羽田スカイブルーイング、ビールで全国つなぐハブに
羽田空港の隣にある複合施設「羽田イノベーションシティ(HIC)」(東京・大田)は自動車関連の研究所やライブホールが入り、様々な人々が行き交う。そこで店を構えるのがバル兼ビール醸造所の「羽田スカイブルーイング」だ。日本の空路のハブという土地柄らしく、各地とコラボした独自のビール造りに取り組んでいる。
醸造量は仕込み1回あたり230リットル前後。主力商品は地元と連携して造った4種のビールだ。
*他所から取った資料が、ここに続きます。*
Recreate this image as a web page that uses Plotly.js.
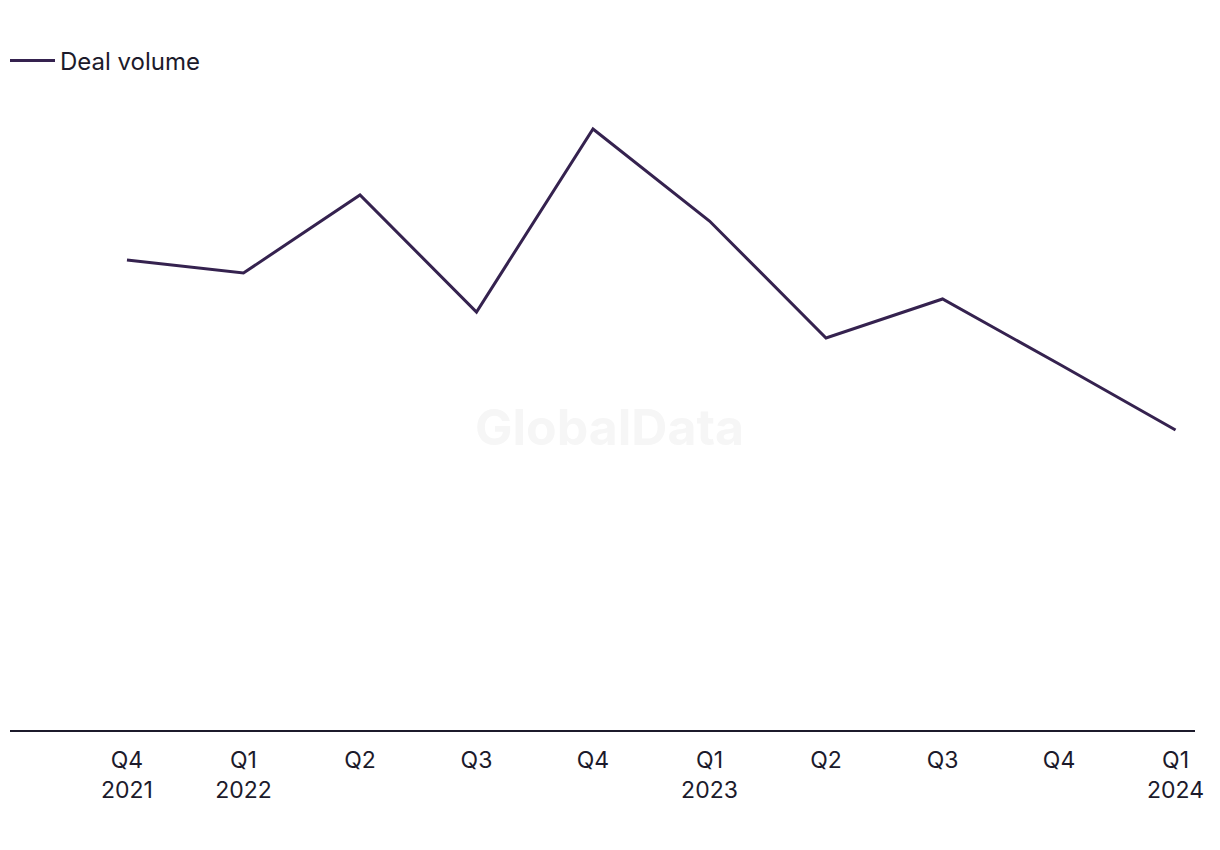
<!DOCTYPE html>
<html>
<head>
<meta charset="utf-8">
<script src="https://cdn.plot.ly/plotly-3.0.1.min.js"></script>
<style>html,body{margin:0;padding:0;background:#fff;}#chart{width:1220px;height:850px;}</style>
</head>
<body>
<div id="chart"></div>
<script>
const categories = ["Q4 2021","Q1 2022","Q2 2022","Q3 2022","Q4 2022","Q1 2023","Q2 2023","Q3 2023","Q4 2023","Q1 2024"];
const tickLabels = ["Q4<br>2021","Q1<br>2022","Q2","Q3","Q4","Q1<br>2023","Q2","Q3","Q4","Q1<br>2024"];
const dealVolume = [47, 45.7, 53.5, 41.8, 60.1, 50.9, 39.2, 43.1, 36.6, 30.0];

const fam = "Inter, 'Liberation Sans', Arial, sans-serif";
const textColor = "#1c1a2b";

Plotly.newPlot("chart", [{
  x: categories,
  y: dealVolume,
  type: "scatter",
  mode: "lines",
  name: "Deal volume",
  line: {color: "#35224f", width: 3}
}], {
  width: 1220, height: 850,
  margin: {l: 10, r: 25, t: 100, b: 120},
  paper_bgcolor: "#fff", plot_bgcolor: "#fff",
  font: {family: fam, size: 23, color: textColor},
  showlegend: true,
  legend: {x: 5/1220, y: 1 - 61/850, yref: "container", xref: "container", xanchor: "left", yanchor: "middle",
           orientation: "h", font: {family: fam, size: 24, color: textColor}, itemwidth: 45, bgcolor: "rgba(0,0,0,0)"},
  xaxis: {
    type: "category",
    range: [-1.004, 9.167],
    tickvals: categories, ticktext: tickLabels,
    showgrid: false, zeroline: false,
    showline: true, linecolor: "#1c1a2b", linewidth: 2,
    ticks: "", ticklabelstandoff: 8,
    tickfont: {family: fam, size: 23, color: textColor}
  },
  yaxis: {range: [0, 63], visible: false, showgrid: false, zeroline: false, fixedrange: true},
  annotations: [{
    text: "<b>GlobalData</b>", xref: "paper", yref: "paper", x: 0.506, y: 0.481,
    xanchor: "center", yanchor: "middle", showarrow: false,
    font: {family: fam, size: 50, color: "#f6f6f6"}
  }]
}, {displayModeBar: false, staticPlot: true});
</script>
</body>
</html>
黒ビール「黒湯」は大田区内で出る天然温泉をモチーフに、大田浴場連合会と「風呂上がりに気持ちよく飲めるビール」を追求した。日本考古学発祥の地・大森貝塚の保存会が協力した「大森貝塚エール」には区内産ホップを使用。「天空」などにはかつて大田で養殖が盛んだったノリの粉末を配合している。
開店は2020年7月。運営する大鵬(東京・大田)の大屋幸子社長は「職人気質のこだわりというより、ガレージの中で勢いで仕上げる米国のような造り方を意識している」と話す。大手メーカーとの差別化もあるが、それ以上に「ビールは色々な人とつながれるツール。みんなで乾杯できる楽しさをつくっていきたい」からだという。
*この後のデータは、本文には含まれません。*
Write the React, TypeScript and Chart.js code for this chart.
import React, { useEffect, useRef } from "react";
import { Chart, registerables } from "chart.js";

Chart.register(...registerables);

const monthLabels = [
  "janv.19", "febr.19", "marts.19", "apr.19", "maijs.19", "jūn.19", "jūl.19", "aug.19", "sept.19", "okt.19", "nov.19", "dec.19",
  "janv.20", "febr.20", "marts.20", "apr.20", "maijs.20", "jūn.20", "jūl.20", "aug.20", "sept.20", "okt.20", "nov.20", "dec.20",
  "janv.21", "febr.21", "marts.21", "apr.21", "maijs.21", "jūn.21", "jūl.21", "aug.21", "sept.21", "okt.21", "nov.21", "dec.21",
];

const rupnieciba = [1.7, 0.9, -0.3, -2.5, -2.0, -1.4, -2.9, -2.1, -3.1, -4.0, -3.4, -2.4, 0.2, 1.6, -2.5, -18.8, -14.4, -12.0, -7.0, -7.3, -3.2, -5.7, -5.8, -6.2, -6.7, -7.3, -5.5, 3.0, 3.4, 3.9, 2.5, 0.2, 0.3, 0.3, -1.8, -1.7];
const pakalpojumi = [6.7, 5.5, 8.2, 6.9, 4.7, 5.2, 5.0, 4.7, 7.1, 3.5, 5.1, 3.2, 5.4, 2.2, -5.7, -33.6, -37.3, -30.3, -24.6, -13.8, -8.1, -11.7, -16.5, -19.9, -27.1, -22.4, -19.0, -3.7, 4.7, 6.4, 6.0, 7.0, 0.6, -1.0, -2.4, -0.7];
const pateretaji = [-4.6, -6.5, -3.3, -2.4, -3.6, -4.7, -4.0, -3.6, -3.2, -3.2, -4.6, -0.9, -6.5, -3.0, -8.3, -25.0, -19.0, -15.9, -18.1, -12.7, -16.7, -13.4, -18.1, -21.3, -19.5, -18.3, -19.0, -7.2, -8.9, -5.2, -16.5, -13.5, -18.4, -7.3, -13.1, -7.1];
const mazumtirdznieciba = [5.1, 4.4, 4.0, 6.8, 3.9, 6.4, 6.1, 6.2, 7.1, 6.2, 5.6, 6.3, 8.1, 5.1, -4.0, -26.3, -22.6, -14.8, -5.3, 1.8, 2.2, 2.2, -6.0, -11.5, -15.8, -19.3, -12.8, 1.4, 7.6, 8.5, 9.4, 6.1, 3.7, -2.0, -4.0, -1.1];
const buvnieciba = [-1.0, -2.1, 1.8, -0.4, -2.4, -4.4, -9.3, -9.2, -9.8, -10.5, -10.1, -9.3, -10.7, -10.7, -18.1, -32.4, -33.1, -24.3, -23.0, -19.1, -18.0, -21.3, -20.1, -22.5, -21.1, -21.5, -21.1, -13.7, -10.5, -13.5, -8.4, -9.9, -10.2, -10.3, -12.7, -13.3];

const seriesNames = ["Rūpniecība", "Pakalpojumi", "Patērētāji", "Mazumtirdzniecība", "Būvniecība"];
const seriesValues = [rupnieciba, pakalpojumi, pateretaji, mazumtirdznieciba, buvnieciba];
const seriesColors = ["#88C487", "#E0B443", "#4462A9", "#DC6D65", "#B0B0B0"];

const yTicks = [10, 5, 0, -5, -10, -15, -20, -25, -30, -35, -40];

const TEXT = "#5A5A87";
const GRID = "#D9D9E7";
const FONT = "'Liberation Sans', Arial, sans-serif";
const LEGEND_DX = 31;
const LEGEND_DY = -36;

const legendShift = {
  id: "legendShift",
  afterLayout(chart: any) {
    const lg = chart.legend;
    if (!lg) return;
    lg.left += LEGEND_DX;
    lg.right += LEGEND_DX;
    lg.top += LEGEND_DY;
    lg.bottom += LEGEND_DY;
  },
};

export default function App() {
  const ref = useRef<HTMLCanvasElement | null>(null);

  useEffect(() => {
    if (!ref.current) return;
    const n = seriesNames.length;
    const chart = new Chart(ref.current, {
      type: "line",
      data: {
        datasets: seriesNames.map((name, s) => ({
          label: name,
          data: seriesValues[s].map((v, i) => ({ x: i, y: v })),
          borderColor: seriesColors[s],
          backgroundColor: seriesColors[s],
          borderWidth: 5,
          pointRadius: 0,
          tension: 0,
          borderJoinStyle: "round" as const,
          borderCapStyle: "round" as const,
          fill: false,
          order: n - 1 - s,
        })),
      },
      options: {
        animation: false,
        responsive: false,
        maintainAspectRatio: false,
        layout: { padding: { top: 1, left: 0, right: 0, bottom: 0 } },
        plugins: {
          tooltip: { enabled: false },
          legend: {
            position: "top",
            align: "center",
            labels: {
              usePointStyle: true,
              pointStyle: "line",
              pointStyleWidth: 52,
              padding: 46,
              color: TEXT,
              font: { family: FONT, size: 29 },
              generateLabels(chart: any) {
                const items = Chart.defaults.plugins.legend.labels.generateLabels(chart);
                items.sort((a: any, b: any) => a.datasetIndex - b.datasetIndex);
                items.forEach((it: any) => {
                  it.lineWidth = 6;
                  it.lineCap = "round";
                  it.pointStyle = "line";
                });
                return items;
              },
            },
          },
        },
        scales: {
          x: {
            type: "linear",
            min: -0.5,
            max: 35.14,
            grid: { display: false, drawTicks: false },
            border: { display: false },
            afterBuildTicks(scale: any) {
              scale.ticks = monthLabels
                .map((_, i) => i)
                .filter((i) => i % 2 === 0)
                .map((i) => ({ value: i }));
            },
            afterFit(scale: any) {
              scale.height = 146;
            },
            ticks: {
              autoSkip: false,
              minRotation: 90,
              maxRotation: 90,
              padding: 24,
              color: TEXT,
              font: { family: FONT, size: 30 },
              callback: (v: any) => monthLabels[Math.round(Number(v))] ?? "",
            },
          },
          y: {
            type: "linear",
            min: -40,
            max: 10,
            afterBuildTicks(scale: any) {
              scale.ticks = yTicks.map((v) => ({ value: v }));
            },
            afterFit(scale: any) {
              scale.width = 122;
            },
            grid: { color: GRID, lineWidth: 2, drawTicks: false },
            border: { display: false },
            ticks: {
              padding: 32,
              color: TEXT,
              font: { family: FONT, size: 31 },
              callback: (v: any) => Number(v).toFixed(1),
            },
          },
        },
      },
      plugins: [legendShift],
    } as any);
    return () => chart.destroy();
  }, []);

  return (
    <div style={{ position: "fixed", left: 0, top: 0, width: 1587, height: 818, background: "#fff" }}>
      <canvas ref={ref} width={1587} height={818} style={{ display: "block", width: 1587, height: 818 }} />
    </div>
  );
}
大屋氏は以前、企業保険の営業をしていた。営業先の縁で16年に区内の別の飲食店の運営を引き受けたのがビール醸造との関わりの始まりだ。店では製造を外部委託した独自ビールを出していたが、「もっといい物が造れるんじゃないか」と考えていた。ビールは注ぎ手や作り手の思いが味に出ると感じていた。
HICへの出店を機に醸造設備を入れ、自ら取り組み始めた。連携先は地元から全国に拡大し、独自のビール造りが広がりをみせている。
「春らしい香りを前面に出し、すっきり仕上げた」。3月下旬、HICで新しいビール「陽光桜エール」の完成式が開かれた。連携先は愛媛県東温市。同市出身の教師が開発した桜「陽光桜」の葉を使った商品で、鼻を抜けるほのかな桜の香りと酸味が特徴だ。
羽田スカイブルーイングではこのほか、福島県いわき市にあるワイナリーのブドウの搾りかすや、茨城県の「常陸秋そば」のそばの実を入れたビールなども手がけてきた。
新しい材料は事前に湯で煮出して風味や分量を確認するが、醸造は基本的に一発勝負。難しさもあるが、醸造担当の植浦恵介さんは「楽しんでやっている」と笑う。大屋氏は「せっかくの羽田という場所。地方の味も楽しんでほしい」と話す。地方との連携商品は店などで提供するが限定生産で、陽光桜も完売した。「また造って」と要望も来ているという。
夏には小型の醸造設備を導入した新店を区内に出す。企業や一般消費者から季節や結婚式の贈り物などでの独自ビール醸造の注文を受けるほか、各地のビール造りのコンサルティングもする予定だ。ビールが取り持つつながりをさらに広げていく。